Scalability recommendations for growing services organizations
As firms expand into new regions, service lines, and legal entities, integration volume and complexity increase quickly. More consultants, more projects, more currencies, and more compliance rules create pressure on both APIs and operational teams. Middleware should therefore be designed for horizontal scalability, queue-based buffering, and regional configuration management rather than hard-coded process logic.
Multi-entity services firms should externalize mappings for legal entities, tax rules, practice structures, and chart-of-account dimensions. They should also separate high-frequency operational events from lower-priority analytical feeds. This prevents reporting workloads from degrading mission-critical staffing and billing integrations.

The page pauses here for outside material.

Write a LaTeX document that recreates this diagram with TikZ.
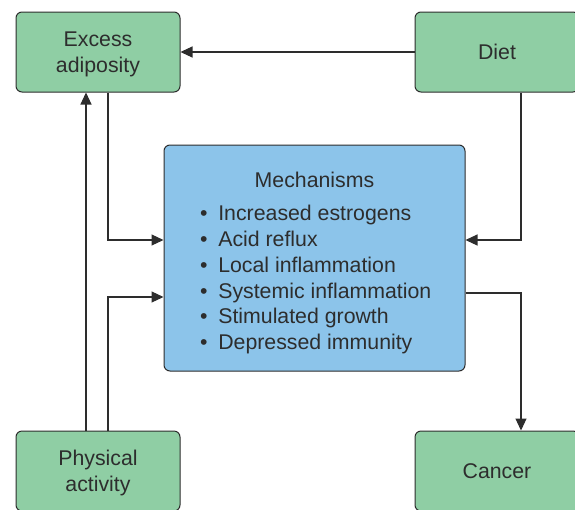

DevOps maturity matters here. CI/CD pipelines for integration assets, automated regression testing, schema validation, and infrastructure-as-code reduce deployment risk. For enterprises with aggressive acquisition strategies, reusable API templates and canonical onboarding patterns can significantly shorten the time required to integrate newly acquired business units.
Executive recommendations for ERP alignment and resource planning transformation
Executives should treat middleware as a strategic operating capability tied directly to utilization, margin protection, billing velocity, and forecast accuracy. The business case is not limited to lower manual effort. It includes faster project mobilization, fewer revenue leakage scenarios, cleaner financial close, and better staffing decisions.
The most effective programs start with a target operating model for cross-system process ownership, then align integration architecture to that model. This means defining authoritative systems, event triggers, exception handling procedures, and KPI accountability before selecting tools or building flows. Technology succeeds when governance and process design are explicit.
For CIOs and enterprise architects, the priority should be a composable integration foundation that supports current ERP and PSA workflows while remaining adaptable to future cloud applications. For CFOs and services leaders, the focus should be on measurable outcomes: reduced staffing latency, improved utilization visibility, lower billing delays, and stronger project margin control.